Это было первое, абсолютно реальное несоответствие между тем, что я увидела своими глазами, и тем, что читала о жизни рабочего класса в советских газетах, книгах, видела в советских кинокартинах.

Тогда же, во время этой практики, я поняла, что работа в прокуратуре не соответствует складу моего характера. И не только потому, что те следователи и прокуроры, которые окружали меня, поражали своим равнодушием и пренебрежением к человеческой судьбе.

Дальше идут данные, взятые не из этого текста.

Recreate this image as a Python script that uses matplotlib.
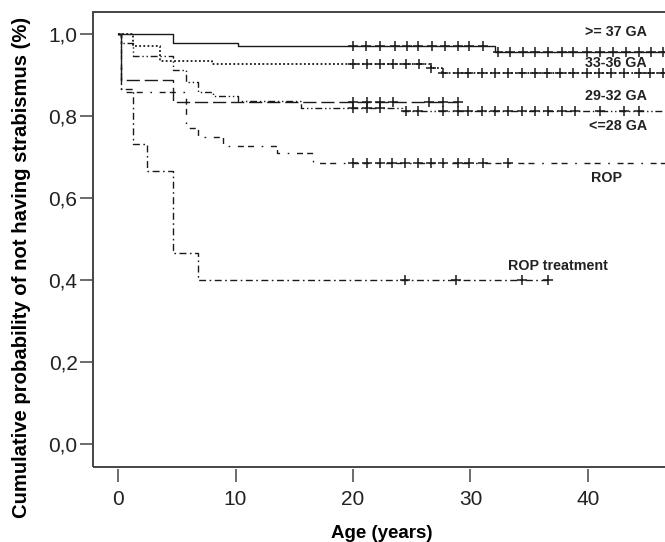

Дело в другом. Увидев, как живут, что едят, во что одеваются те люди, которых привлекали к ответственности за мелкие кражи или другие не очень значительные преступления, я стала сомневаться, справедливо ли поступает в этих случаях государство, так жестоко – тюрьмой – карающее голодных людей. Я понимала, что за преступлением должна следовать кара. Когда те же следователи арестовывали, а затем суд осуждал к суровому наказанию убийц, грабителей, насильников, я находила это неизбежным и даже справедливым. Но ведь такое же наказание назначалось и за мелкую кражу и только потому, что похищенный кусок хлеба или несколько кусков сахара назывались «социалистической собственностью» (а, следовательно, всякий на нее покушающийся – «враг народа»).